The conference was the seventh for JOFA, which was born out of the first International Conference on Feminism and Orthodoxy. That initial conference was started by the prominent Orthodox feminist Blu Greenberg and a handful of likeminded women in 1997. At that first event, organizers expected 400 people, but some 1,100 showed up. Another conference was held the following year, and since then they have been held every couple of years. This year’s event brought together more than 1,000 people.
At first, almost all JOFA attendees were women, the majority of them middle-aged or older. But over time, that has shifted. This year, many men and young people attended. In advance of the gathering, the organization ran focus groups to solicit their members’ programming input, and used social networks such as Facebook to reach out to would-be conference-goers. Eighteen college students attended a Sabbath seminar at Weiss’s synagogue, the Hebrew Institute of Riverdale, and there was a separate conference track for middle school students.
Michelle Kornblit, a 21-year-old junior at New York University, said that she attended the conference and Sabbath seminar “because in our secular lives, we’re told we can be whatever we want, but in our religious lives, we’re told we can’t.

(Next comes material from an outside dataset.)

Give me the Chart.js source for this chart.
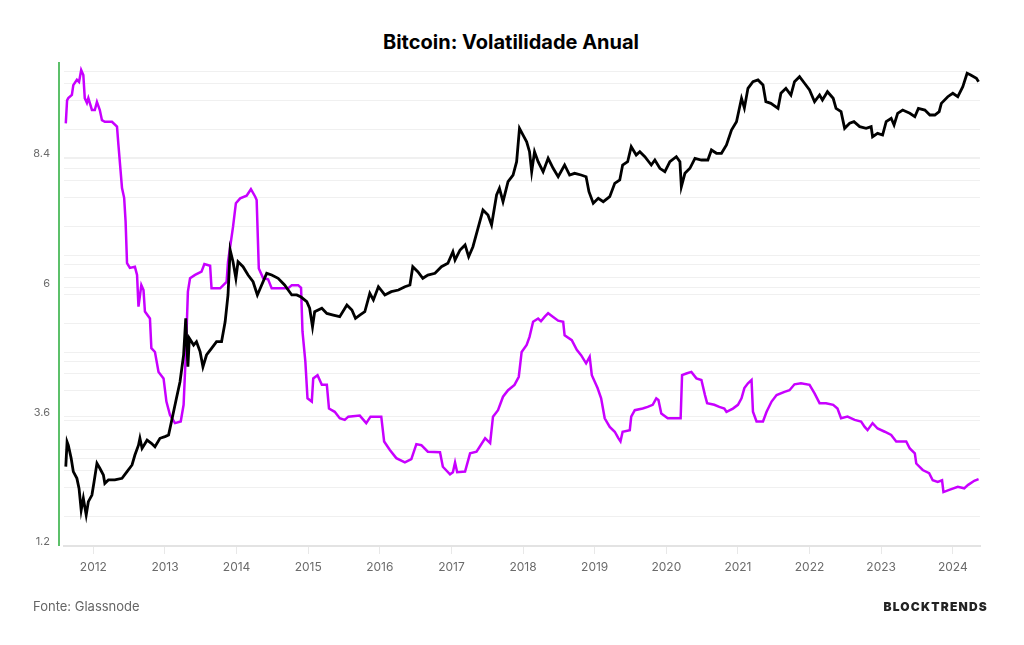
<!DOCTYPE html>
<html>
<head>
<meta charset="utf-8">
<script src="https://cdn.jsdelivr.net/npm/chart.js@4"></script>
<style>
  html, body { margin: 0; padding: 0; background: #fff; }
  body { width: 1024px; height: 645px; position: relative; overflow: hidden; font-family: Inter, "Noto Sans", sans-serif; }
  #chart { position: absolute; left: 0; top: 0; }
  .title { position: absolute; top: 30px; left: 0; width: 1022px; text-align: center; font-size: 20px; font-weight: 700; color: #000; }
  .source { position: absolute; left: 33px; top: 598px; font-size: 13px; color: #666; }
  .brand { position: absolute; right: 36px; top: 599px; font-size: 12px; font-weight: 900; letter-spacing: 1.2px; color: #222; }
</style>
</head>
<body>
<div class="title">Bitcoin: Volatilidade Anual</div>
<canvas id="chart" width="1024" height="645"></canvas>
<div class="source">Fonte: Glassnode</div>
<div class="brand">BLOCKTRENDS</div>
<script>
"use strict";

// Volatility (left axis)
const volYears = [2011.615, 2011.633, 2011.65, 2011.70, 2011.72, 2011.77, 2011.80, 2011.83, 2011.86, 2011.88,
  2011.91, 2011.93, 2011.98, 2012.02, 2012.05, 2012.09, 2012.12, 2012.16, 2012.26, 2012.33,
  2012.35, 2012.40, 2012.43, 2012.45, 2012.47, 2012.51, 2012.58, 2012.61, 2012.63, 2012.67,
  2012.70, 2012.72, 2012.79, 2012.81, 2012.86, 2012.91, 2012.98, 2013.02, 2013.07, 2013.14,
  2013.22, 2013.26, 2013.29, 2013.32, 2013.35, 2013.42, 2013.51, 2013.55, 2013.63, 2013.65,
  2013.77, 2013.86, 2013.88, 2013.91, 2013.95, 2013.99, 2014.05, 2014.14, 2014.20, 2014.26,
  2014.28, 2014.31, 2014.37, 2014.44, 2014.49, 2014.72, 2014.77, 2014.86, 2014.90, 2014.92,
  2014.96, 2014.99, 2015.05, 2015.07, 2015.13, 2015.19, 2015.26, 2015.29, 2015.37, 2015.44,
  2015.51, 2015.56, 2015.72, 2015.81, 2015.87, 2016.02, 2016.06, 2016.14, 2016.23, 2016.35,
  2016.44, 2016.51, 2016.58, 2016.67, 2016.84, 2016.88, 2016.98, 2017.02, 2017.05, 2017.08,
  2017.19, 2017.26, 2017.35, 2017.47, 2017.54, 2017.58, 2017.65, 2017.72, 2017.79, 2017.88,
  2017.94, 2017.98, 2018.05, 2018.09, 2018.14, 2018.21, 2018.25, 2018.30, 2018.35, 2018.42,
  2018.49, 2018.56, 2018.58, 2018.68, 2018.75, 2018.81, 2018.88, 2018.93, 2018.96, 2019.04,
  2019.09, 2019.14, 2019.21, 2019.28, 2019.33, 2019.36, 2019.39, 2019.49, 2019.51, 2019.56,
  2019.67, 2019.74, 2019.81, 2019.86, 2019.89, 2019.93, 2020.02, 2020.20, 2020.22, 2020.28,
  2020.35, 2020.42, 2020.49, 2020.54, 2020.57, 2020.67, 2020.74, 2020.81, 2020.84, 2020.93,
  2021.00, 2021.05, 2021.09, 2021.14, 2021.19, 2021.21, 2021.26, 2021.35, 2021.40, 2021.47,
  2021.54, 2021.65, 2021.72, 2021.79, 2021.88, 2022.00, 2022.07, 2022.14, 2022.23, 2022.33,
  2022.39, 2022.44, 2022.53, 2022.63, 2022.72, 2022.77, 2022.81, 2022.88, 2022.95, 2023.05,
  2023.14, 2023.21, 2023.35, 2023.40, 2023.47, 2023.49, 2023.58, 2023.67, 2023.72, 2023.79,
  2023.85, 2023.87, 2023.95, 2024.07, 2024.16, 2024.21, 2024.30, 2024.36];
const volValues = [9.04, 9.47, 9.51, 9.57, 9.75, 9.85, 9.81, 10.03, 9.94, 9.51,
  9.42, 9.51, 9.29, 9.29, 9.44, 9.29, 9.10, 9.07, 9.07, 8.98,
  8.64, 7.84, 7.66, 7.22, 6.45, 6.36, 6.38, 6.23, 5.64, 6.04,
  5.95, 5.55, 5.42, 4.87, 4.80, 4.43, 4.31, 3.88, 3.63, 3.48,
  3.51, 3.82, 4.74, 5.92, 6.17, 6.23, 6.29, 6.43, 6.40, 5.98,
  5.98, 6.10, 6.47, 6.75, 7.12, 7.56, 7.65, 7.70, 7.82, 7.68,
  7.62, 6.35, 6.17, 6.15, 5.98, 5.98, 6.04, 6.04, 5.99, 5.18,
  4.62, 3.94, 3.88, 4.31, 4.37, 4.19, 4.19, 3.75, 3.69, 3.57,
  3.54, 3.60, 3.62, 3.48, 3.60, 3.60, 3.14, 2.98, 2.83, 2.75,
  2.81, 3.09, 3.07, 2.95, 2.94, 2.67, 2.53, 2.57, 2.75, 2.57,
  2.58, 2.92, 2.95, 3.20, 3.11, 3.60, 3.72, 3.97, 4.09, 4.19,
  4.34, 4.80, 4.93, 5.08, 5.36, 5.42, 5.37, 5.45, 5.52, 5.45,
  5.38, 5.36, 5.11, 5.02, 4.84, 4.74, 4.59, 4.71, 4.37, 4.13,
  3.94, 3.57, 3.41, 3.32, 3.20, 3.14, 3.32, 3.35, 3.60, 3.72,
  3.75, 3.78, 3.82, 3.94, 3.91, 3.66, 3.57, 3.57, 4.37, 4.40,
  4.43, 4.31, 4.28, 4.00, 3.85, 3.82, 3.78, 3.75, 3.69, 3.75,
  3.82, 3.94, 4.13, 4.22, 4.28, 3.69, 3.51, 3.51, 3.69, 3.88,
  4.00, 4.06, 4.09, 4.20, 4.22, 4.19, 4.03, 3.85, 3.85, 3.82,
  3.75, 3.57, 3.60, 3.54, 3.51, 3.41, 3.35, 3.48, 3.38, 3.32,
  3.26, 3.14, 3.14, 3.01, 2.92, 2.73, 2.61, 2.55, 2.42, 2.39,
  2.42, 2.20, 2.24, 2.30, 2.27, 2.33, 2.41, 2.44];

// Bitcoin price in USD (hidden log axis)
const priceYears = [2011.615, 2011.633, 2011.65, 2011.69, 2011.72, 2011.77, 2011.80, 2011.83, 2011.86, 2011.90,
  2011.93, 2011.98, 2012.01, 2012.05, 2012.09, 2012.14, 2012.16, 2012.21, 2012.30, 2012.40,
  2012.47, 2012.54, 2012.58, 2012.63, 2012.65, 2012.68, 2012.75, 2012.81, 2012.86, 2012.93,
  2013.00, 2013.05, 2013.09, 2013.16, 2013.21, 2013.26, 2013.29, 2013.32, 2013.34, 2013.40,
  2013.44, 2013.49, 2013.53, 2013.58, 2013.65, 2013.72, 2013.79, 2013.84, 2013.88, 2013.91,
  2013.95, 2013.99, 2014.02, 2014.09, 2014.16, 2014.23, 2014.29, 2014.35, 2014.42, 2014.49,
  2014.58, 2014.67, 2014.77, 2014.84, 2014.90, 2014.98, 2015.02, 2015.06, 2015.09, 2015.19,
  2015.26, 2015.35, 2015.44, 2015.54, 2015.61, 2015.66, 2015.72, 2015.79, 2015.86, 2015.91,
  2015.98, 2016.07, 2016.16, 2016.26, 2016.35, 2016.42, 2016.46, 2016.53, 2016.60, 2016.67,
  2016.77, 2016.86, 2016.95, 2017.02, 2017.05, 2017.12, 2017.19, 2017.24, 2017.30, 2017.37,
  2017.44, 2017.51, 2017.56, 2017.63, 2017.67, 2017.72, 2017.79, 2017.86, 2017.91, 2017.95,
  2018.00, 2018.05, 2018.09, 2018.12, 2018.16, 2018.21, 2018.28, 2018.35, 2018.42, 2018.49,
  2018.58, 2018.65, 2018.72, 2018.81, 2018.88, 2018.92, 2018.98, 2019.05, 2019.12, 2019.21,
  2019.28, 2019.35, 2019.39, 2019.46, 2019.51, 2019.58, 2019.63, 2019.70, 2019.79, 2019.84,
  2019.91, 2019.98, 2020.05, 2020.14, 2020.19, 2020.21, 2020.26, 2020.33, 2020.40, 2020.49,
  2020.58, 2020.63, 2020.70, 2020.77, 2020.84, 2020.91, 2020.98, 2021.05, 2021.09, 2021.14,
  2021.21, 2021.28, 2021.35, 2021.39, 2021.46, 2021.56, 2021.60, 2021.67, 2021.74, 2021.79,
  2021.86, 2021.93, 2022.00, 2022.07, 2022.14, 2022.18, 2022.25, 2022.33, 2022.37, 2022.44,
  2022.49, 2022.56, 2022.62, 2022.70, 2022.79, 2022.86, 2022.88, 2022.95, 2023.02, 2023.07,
  2023.14, 2023.18, 2023.23, 2023.30, 2023.40, 2023.47, 2023.52, 2023.61, 2023.68, 2023.75,
  2023.81, 2023.84, 2023.93, 2024.00, 2024.07, 2024.14, 2024.20, 2024.25, 2024.33, 2024.36];
const priceValues = [6.6, 11.9, 11.0, 8.05, 5.86, 5.0, 3.94, 2.35, 3.11, 2.09,
  2.87, 3.36, 4.62, 7.15, 6.35, 5.41, 4.44, 4.81, 4.81, 5.0,
  5.86, 6.87, 8.71, 11.0, 12.96, 10.2, 12.4, 11.5, 10.6, 12.96,
  13.5, 14.0, 19.2, 33.6, 49.8, 94, 225, 71, 140, 119,
  129, 102, 71, 94, 110, 129, 129, 207, 392, 1143,
  865, 583, 865, 768, 630, 537, 392, 497, 656, 630,
  583, 497, 392, 392, 373, 334, 286, 184, 263, 286,
  253, 243, 234, 309, 274, 225, 243, 263, 408, 348,
  477, 392, 424, 441, 477, 497, 768, 682, 583, 630,
  656, 768, 832, 1097, 901, 1143, 1288, 974, 1236, 1914,
  2958, 2627, 2070, 4227, 4955, 3605, 5800, 6800, 9330, 20650,
  17600, 15000, 11840, 7360, 11840, 9330, 7360, 10120, 7980, 6530,
  8630, 6800, 7080, 6800, 6530, 4570, 3470, 3910, 3605, 4060,
  5580, 6040, 8630, 9330, 13340, 10940, 11840, 10510, 8630, 9720,
  7980, 7360, 9330, 10510, 9330, 5150, 7080, 7980, 10120, 9720,
  9720, 12330, 11400, 11400, 13900, 19850, 24170, 42170, 33500, 53500,
  62600, 65200, 57800, 38900, 37400, 33200, 47500, 53500, 45600, 62600,
  70500, 60300, 51400, 38900, 45600, 40500, 49300, 42170, 33200, 30700,
  20650, 23300, 24170, 21470, 20650, 21470, 16900, 18340, 17600, 24170,
  26200, 22340, 29500, 31900, 29500, 27200, 33200, 31900, 28340, 28340,
  30700, 37400, 43800, 47500, 43800, 55600, 76400, 73400, 67900, 62600];

const yearTicks = [2012, 2013, 2014, 2015, 2016, 2017, 2018, 2019, 2020, 2021, 2022, 2023, 2024];
const volTicks = [1.2, 3.6, 6, 8.4];
const priceGrid = [2, 4, 6, 8, 10, 20, 40, 60, 80, 100, 200, 400, 600, 800, 1000,
  2000, 4000, 6000, 8000, 10000, 20000, 40000, 60000, 80000];

const toPoints = (xs, ys) => xs.map((x, i) => ({ x: x, y: ys[i] }));

// green rule left of the plot
const leftRule = {
    id: 'leftRule',
    afterDatasetsDraw(chart) {
        const { ctx, chartArea } = chart;
        ctx.save();
        ctx.strokeStyle = '#5cc06a';
        ctx.lineWidth = 2;
        ctx.beginPath();
        ctx.moveTo(chartArea.left - 5, chartArea.top);
        ctx.lineTo(chartArea.left - 5, chartArea.bottom);
        ctx.stroke();
        ctx.restore();
    }
};

const ctx = document.getElementById('chart').getContext('2d');
new Chart(ctx, {
    type: 'line',
    data: {
        datasets: [{
            label: 'Preço',
            data: toPoints(priceYears, priceValues),
            yAxisID: 'y2',
            borderColor: '#000000',
            borderWidth: 2.8,
            pointRadius: 0,
            tension: 0,
            order: 0
        }, {
            label: 'Volatilidade',
            data: toPoints(volYears, volValues),
            yAxisID: 'y',
            borderColor: '#c800ff',
            borderWidth: 2.5,
            pointRadius: 0,
            tension: 0,
            order: 1
        }]
    },
    options: {
        responsive: false,
        animation: false,
        layout: { padding: { top: 62, right: 44, bottom: 0, left: 0 } },
        plugins: {
            legend: { display: false },
            tooltip: { enabled: false }
        },
        scales: {
            x: {
                type: 'linear',
                min: 2011.59,
                max: 2024.38,
                afterBuildTicks: (scale) => { scale.ticks = yearTicks.map(v => ({ value: v })); },
                afterFit: (scale) => { scale.height = 99; },
                grid: { drawOnChartArea: false, drawTicks: true, tickLength: 8, color: '#e8e8e8' },
                border: { color: '#e3e3e3', width: 2 },
                ticks: {
                    autoSkip: false,
                    maxRotation: 0,
                    padding: 6,
                    color: '#6b6b6b',
                    font: { family: 'Inter', size: 12 },
                    callback: (v) => String(v)
                }
            },
            y: {
                type: 'linear',
                position: 'left',
                min: 1.2,
                max: 10.18,
                afterBuildTicks: (scale) => { scale.ticks = volTicks.map(v => ({ value: v })); },
                afterFit: (scale) => { scale.width = 64; },
                grid: { color: '#f0f0f0', drawTicks: false },
                border: { display: false },
                ticks: {
                    padding: 14,
                    labelOffset: -4,
                    color: '#6b6b6b',
                    font: { family: 'Inter', size: 11 },
                    callback: (v) => String(v)
                }
            },
            y2: {
                type: 'logarithmic',
                position: 'right',
                min: 1,
                max: 100000,
                afterBuildTicks: (scale) => { scale.ticks = priceGrid.map(v => ({ value: v })); },
                afterFit: (scale) => { scale.width = 0; },
                grid: { color: '#f0f0f0', drawTicks: false },
                border: { display: false },
                ticks: { display: false }
            }
        }
    },
    plugins: [leftRule]
});
</script>
</body>
</html>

There’s such a disconnect, and we want answers.”
While some at the conference dismissed the “Rabba” title controversy as merely semantic, the women who already occupy the role were well aware of the power of titles.
Last year, when Hurwitz was ordained and joined Rabbi Steven Exler as a co-assistant rabbi at Weiss’s synagogue, “we quietly campaigned to have both of our names announced with our titles,” Hurwitz said. “Rhetoric and semantics allowed us to shape the community so they could see me in a leadership role.”
Kohl Finegold said, “My title does not make it clear I’m a member of the clergy,” but that nevertheless, “the softness of the title allows the evolution to continue. The fact that we all have different titles means the conversation is continuing.”
And it will continue next month at the RCA’s annual conference, where, according to Rabbi Shmuel Goldin, the RCA’s first vice president, the topic of Orthodox women in religious leadership will be a central focus. “This prominently made the grade as a critical issue to have on the program,” Goldin said.